Residents packed the auditorium of the Multi-purpose Sports Complex to witness the swearing-in of the members of the fifth House of Assembly last Thursday. (Photo: DANA KAMPA)

More than 300 people gathered in the Multi-purpose Sports Complex last Thursday to witness the first sitting of the new House of Assembly.

During the proceeding, the members were sworn in, the opposition announced its plan to form a shadow cabinet, and elected representatives stood individually to thank their supporters and make big promises for the future.

But the first order business was choosing a speaker.

Corine George-Massicote retained the position after receiving a unanimous vote from elected officials, while political freshman and opposition member Stacy “Buddha” Mather secured the seat of deputy speaker.

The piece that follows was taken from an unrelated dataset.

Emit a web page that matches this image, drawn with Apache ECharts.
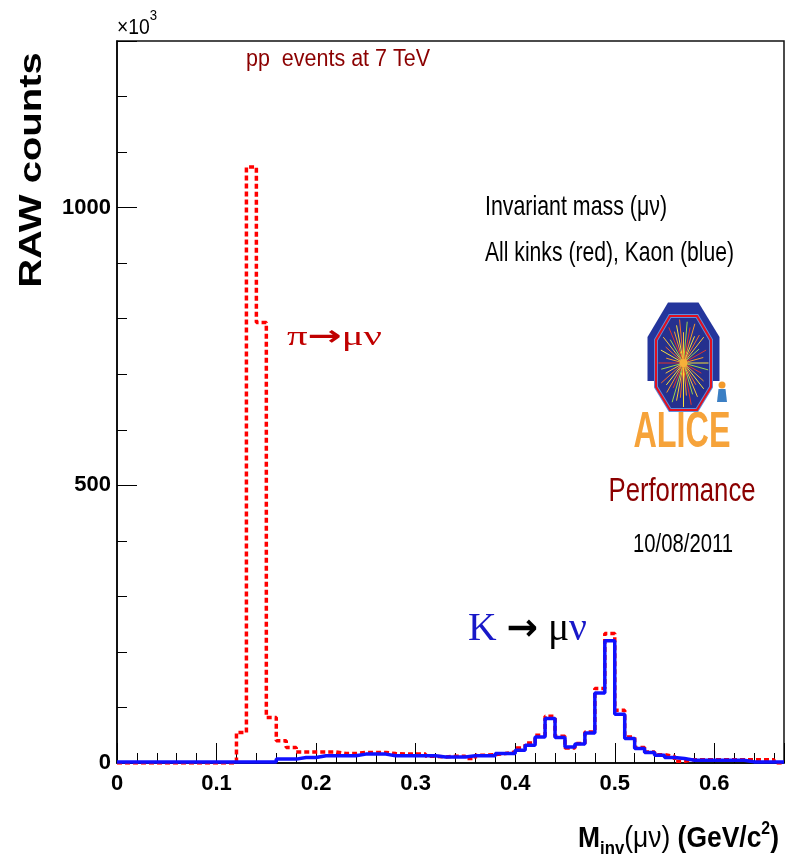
<!DOCTYPE html>
<html><head><meta charset="utf-8">
<script src="https://cdn.jsdelivr.net/npm/echarts@6/dist/echarts.min.js"></script>
<style>html,body{margin:0;padding:0;background:#fff}#c{width:788px;height:863px}</style>
</head><body><div id="c"></div>
<script>
// ---------------- data ----------------
const binWidth = 0.01;          // GeV/c^2 per bin, bins start at 0
const xMin = 0, xMax = 0.67;
const yMin = 0, yMax = 1300;    // x10^3 counts
// All kinks (red dashed), one value per bin (x10^3)
const allKinks = [0,0,0,0,0,0,0,0,0,0,0,0,
  55,1073,793,82,40,28,20,20,20,20,
  17,17,19,19,19,17,16,16,16,12,
  11,12,12,8,14,15,17,20,27,36,
  50,84,48,27,35,56,134,233,95,47,
  28,20,15,12,3,6,6,6,6,6,
  6,6,6,6,0];
// Kaon (blue), one value per bin (x10^3)
const kaons = [2,2,2,2,2,2,2,2,2,2,2,2,2,2,2,2,
  7,7,10,10,13,13,13,13,16,16,16,13,13,13,13,13,11,11,11,13,13,13,17,17,
  23,32,47,80,46,29,34,54,126,220,
  88,44,26,19,14,10,8,5,5,5,5,5,5,2,2,2,2];
const xTickLabels = ['0','0.1','0.2','0.3','0.4','0.5','0.6'];
const yTickLabels = ['0','500','1000'];

// ---------------- helpers ----------------
const SANS = '"Liberation Sans", Arial, sans-serif';
const SERIF = '"Liberation Serif", "Times New Roman", serif';
const ARROWF = '"DejaVu Sans", sans-serif';
const mctx = document.createElement('canvas').getContext('2d');
function hasFont(name){
  const t='0123456789 abcdefgh';
  mctx.font='bold 40px monospace'; const a=mctx.measureText(t).width;
  mctx.font='bold 40px "'+name+'", monospace'; const b=mctx.measureText(t).width;
  mctx.font='bold 40px serif'; const c=mctx.measureText(t).width;
  mctx.font='bold 40px "'+name+'", serif'; const d=mctx.measureText(t).width;
  return !(a===b && c===d);
}
const narrow = hasFont('Liberation Sans Narrow');
const AXF = narrow ? '"Liberation Sans Narrow", "Liberation Sans", sans-serif' : SANS;
const AXS = narrow ? 26 : 22;

function fontStr(p){ return (p.italic?'italic ':'normal ')+(p.weight||'normal')+' '+p.size+'px '+(p.family||SANS); }
function run(o){
  const ws = o.pieces.map(p=>{ mctx.font=fontStr(p); return mctx.measureText(p.t).width; });
  const total = ws.reduce((a,b)=>a+b,0);
  const s = o.targetW ? o.targetW/total : (o.scaleX||1);
  let cx = o.align==='right' ? o.x-total*s : o.align==='center' ? o.x-total*s/2 : o.x;
  const els=[];
  o.pieces.forEach((p,i)=>{
    els.push({type:'text', x:cx, y:o.y+(p.dy||0)-0.31*p.size, scaleX:s, silent:true,
      style:{text:p.t, fontSize:p.size, fontWeight:p.weight||'normal', fontFamily:p.family||SANS,
        fontStyle:p.italic?'italic':'normal', fill:p.color||'#000', align:'left', verticalAlign:'middle'}});
    cx += ws[i]*s;
  });
  return els;
}
function histPoints(vals){
  const pts = vals.map((v,i)=>[+(xMin+i*binWidth).toFixed(4), v]);
  pts.push([xMax, vals[vals.length-1]]);
  return pts;
}

// ---------------- annotations ----------------
const DRED = '#8b0000';
let g = [];
g = g.concat(run({x:117, y:35, scaleX:0.88, pieces:[{t:'×10', size:22},{t:'3', size:15, dy:-14}]}));
g = g.concat(run({x:246, y:67, targetW:184, pieces:[{t:'pp  events at 7 TeV', size:23, color:DRED}]}));
g = g.concat(run({x:485, y:216, targetW:182, pieces:[{t:'Invariant mass (μν)', size:28}]}));
g = g.concat(run({x:485, y:262, targetW:249, pieces:[{t:'All kinks (red), Kaon (blue)', size:28}]}));
g = g.concat(run({x:287, y:346, targetW:95, pieces:[
  {t:'π', size:28, family:SERIF, color:'#c00000'},
  {t:'→', size:28, family:ARROWF, weight:'bold', color:'#c00000'},
  {t:'μν', size:28, family:SERIF, color:'#c00000'}]}));
g = g.concat(run({x:468, y:642, targetW:119, pieces:[
  {t:'K ', size:40, family:SERIF, color:'#1818c8'},
  {t:'→', size:38, family:ARROWF, weight:'bold', color:'#000'},
  {t:' μ', size:40, family:SERIF, color:'#000'},
  {t:'ν', size:40, family:SERIF, color:'#1818c8'}]}));
g = g.concat(run({x:682, y:449, align:'center', targetW:97, pieces:[{t:'ALICE', size:50, weight:'bold', color:'#f6a33a'}]}));
g = g.concat(run({x:682, y:502, align:'center', targetW:147, pieces:[{t:'Performance', size:33, color:DRED}]}));
g = g.concat(run({x:683, y:553, align:'center', targetW:100, pieces:[{t:'10/08/2011', size:26}]}));
g = g.concat(run({x:779, y:848, align:'right', targetW:201, pieces:[
  {t:'M', size:30, weight:'bold'},
  {t:'inv', size:19, weight:'bold', dy:7},
  {t:'(μν)', size:30},
  {t:' (GeV/c', size:30, weight:'bold'},
  {t:'2', size:18, weight:'bold', dy:-13},
  {t:')', size:30, weight:'bold'}]}));
g.push({type:'text', x:32, y:170, rotation:Math.PI/2, scaleY:0.78, silent:true,
  style:{text:'RAW counts', fontSize:40, fontWeight:'bold', fontFamily:SANS, fill:'#000', align:'center', verticalAlign:'middle'}});

// ALICE logo (decoration)
g.push({type:'polygon', silent:true, shape:{points:[[668,302.5],[698.5,302.5],[719.5,337],[719.5,381],[647.5,381],[647.5,337]]},
  style:{fill:'#24359c'}});
const oct = [[670,316],[697,316],[711,340],[711,387],[697,410],[670,410],[656,387],[656,340]];
g.push({type:'polygon', silent:true, shape:{points:oct}, style:{fill:'#25308e', stroke:'#5b8fe0', lineWidth:4}});
const rayCols = ['#f7e03a','#f39a2b','#e2352b','#9bd54a','#f7c23a','#f06a2a'];
const rayLen = [1,0.8,0.95,0.7,1,0.9,0.75,1,0.85,0.95,0.7,1,0.9,0.8,1,0.75];
for (let k=0;k<40;k++){
  const a = k*Math.PI*2/40, f = rayLen[k%rayLen.length];
  g.push({type:'line', silent:true, shape:{x1:683.5, y1:363, x2:683.5+25*f*Math.cos(a), y2:363-44*f*Math.sin(a)},
    style:{stroke:rayCols[k%rayCols.length], lineWidth:1}});
}
g.push({type:'circle', silent:true, shape:{cx:683.5, cy:363, r:4}, style:{fill:'#f7b03a'}});
g.push({type:'polygon', silent:true, shape:{points:oct}, style:{fill:'none', stroke:'#e01020', lineWidth:2.2}});
g.push({type:'circle', silent:true, shape:{cx:722, cy:385, r:3.5}, style:{fill:'#f39a2b'}});
g.push({type:'polygon', silent:true, shape:{points:[[718.5,389],[725.5,389],[727,402],[717,402]]}, style:{fill:'#3b7fc4'}});

// ---------------- chart ----------------
const chart = echarts.init(document.getElementById('c'), null, {renderer:'canvas'});
const xFmt = v => { const i = Math.round(v*10); return Math.abs(v*10-i)<1e-6 && i < xTickLabels.length ? xTickLabels[i] : ''; };
const yFmt = v => { const i = Math.round(v/500); return Math.abs(v-i*500)<1e-6 && i < yTickLabels.length ? yTickLabels[i] : ''; };
const tickStyle = {color:'#000', width:1};
chart.setOption({
  animation:false,
  backgroundColor:'#fff',
  grid:{left:117, right:4, top:41, bottom:100, show:true, borderColor:'#111', borderWidth:1.5},
  xAxis:[
    {type:'value', min:xMin, max:xMax, interval:0.1, position:'bottom',
     axisLine:{show:true, onZero:false, lineStyle:{color:'#000', width:1.5}},
     axisTick:{show:true, inside:true, length:20, lineStyle:tickStyle},
     axisLabel:{formatter:xFmt, fontFamily:AXF, fontSize:AXS, fontWeight:'bold', color:'#000', margin:10},
     splitLine:{show:false}},
    {type:'value', min:xMin, max:xMax, interval:0.02, position:'bottom',
     axisLine:{show:false}, axisTick:{show:true, inside:true, length:10, lineStyle:tickStyle},
     axisLabel:{show:false}, splitLine:{show:false}}
  ],
  yAxis:[
    {type:'value', min:yMin, max:yMax, interval:500, position:'left',
     axisLine:{show:true, onZero:false, lineStyle:{color:'#000', width:1.5}},
     axisTick:{show:true, inside:true, length:20, lineStyle:tickStyle},
     axisLabel:{formatter:yFmt, fontFamily:AXF, fontSize:AXS, fontWeight:'bold', color:'#000', margin:6},
     splitLine:{show:false}},
    {type:'value', min:yMin, max:yMax, interval:100, position:'left',
     axisLine:{show:false}, axisTick:{show:true, inside:true, length:10, lineStyle:tickStyle},
     axisLabel:{show:false}, splitLine:{show:false}}
  ],
  series:[
    {type:'line', name:'All kinks', xAxisIndex:0, yAxisIndex:0, data:histPoints(allKinks), step:'end',
     symbol:'none', lineStyle:{color:'#ff0000', width:3.5, type:[5,3]}, z:2},
    {type:'line', name:'Kaon', xAxisIndex:0, yAxisIndex:0, data:histPoints(kaons), step:'end',
     symbol:'none', lineStyle:{color:'#1010ff', width:3.5}, z:3}
  ],
  graphic:{elements:g}
});
</script>
</body></html>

But Mr. Mather’s election was not as smooth as Ms. George-Massicote’s.

Deputy speaker question

After taking an oath, Ms. George-Massicote opened the floor to Premier Dr. Natalio “Sowande” Wheatley, who at first moved to nominate Junior Minister of Culture and Tourism Luce Hodge-Smith as deputy speaker. Deputy Premier Lorna Smith seconded the motion, but Opposition Leader Ronnie Skelton took issue with it.

“Section 69 (3) of the Constitution says that anyone who holds a ministerial position can’t be deputy speaker,” Mr. Skelton said.

Instead, he moved to nominate Mr. Mather (R-at large), and his opposition colleague Mitch Turnbull (R-D2) seconded the motion. Opposition member Julian Fraser (R-D3) backed Mr. Skelton’s comment by explaining that junior ministers fall into the same category as all other ministers, who are prohibited from serving as deputy speaker.

The premier, however, pushed back.

“The Constitution is clear: As long as the member is not a member of Cabinet, [he or she] can be elected as the deputy speaker,” Dr. Wheatley said. “I’m asking that we proceed with the vote.”

At that point, Ms. George-Massicote called a brief recess to discuss the issue. When the members returned, Dr. Wheatley corrected himself.

Apparently, he had overlooked the 2015 constitutional amendment that created the two junior minister positions.

“Upon review, it is indeed correct that section 69 (5) applies junior ministers as ministers in the 2015 amendment to the Constitution,” he said. “We therefore withdraw our nominee, Honourable Luce Hodge-Smith, and will support the nominee, Honourable Stacy Mather.”

Members’ speeches

Mr. Mather was subsequently sworn in, followed by the rest of the HOA in alphabetical order. When HOA members were invited to make statements, Mr. Mather challenged the government and the opposition to “better communicate” and to properly inform the public.

“We are not an elite group, but rather the servants of the Virgin Islands,” he said.

Other members took the opportunity to thank their families and other supporters for voting them into office while some — like opposition member Myron Walwyn (R-D6) and Junior Minister of Agriculture and Fisheries Dr. Karl Dawson (R-D1) — addressed infrastructure issues, the need for improved self-governance, and new areas for economic development.

Shadow cabinet

Mr. Skelton used his turn to announce that the opposition had created “shadow subject ministers” in a shadow cabinet.

“In other words, we take the portfolio of the five ministers and we share them among the six of us and we’ll be focused on those topics,” he said. “We are here to do things that are good and right for our country.”

Mr. Fraser spoke about the government’s responsibility to carry out its duties, and he complained that the HOA currently “doesn’t function the way it should.”

“I’ve never seen an opposition as potent as the one we have here today,” he added. “Our leader of the opposition, this is his fifth term. The member for the Eighth is going into his fourth term.”

Mr. Fraser is the longest-serving incumbent, with six consecutive terms under his belt.

The premier said he looks forward to working with opposition members to “build up the [Virgin Islands] together.”

“I believe without a shadow of a doubt that our best days are yet ahead,” he said. “But we must trust our principles. We must be able to ensure that our egos don’t overrule our responsibility to the people of the Virgin Islands; that we learn how to work together; that when we do not agree we fight for agreement and we fight for consensus, and that even when we do disagree, we don’t destroy the unity within this House, because indeed we have a responsibility to govern.”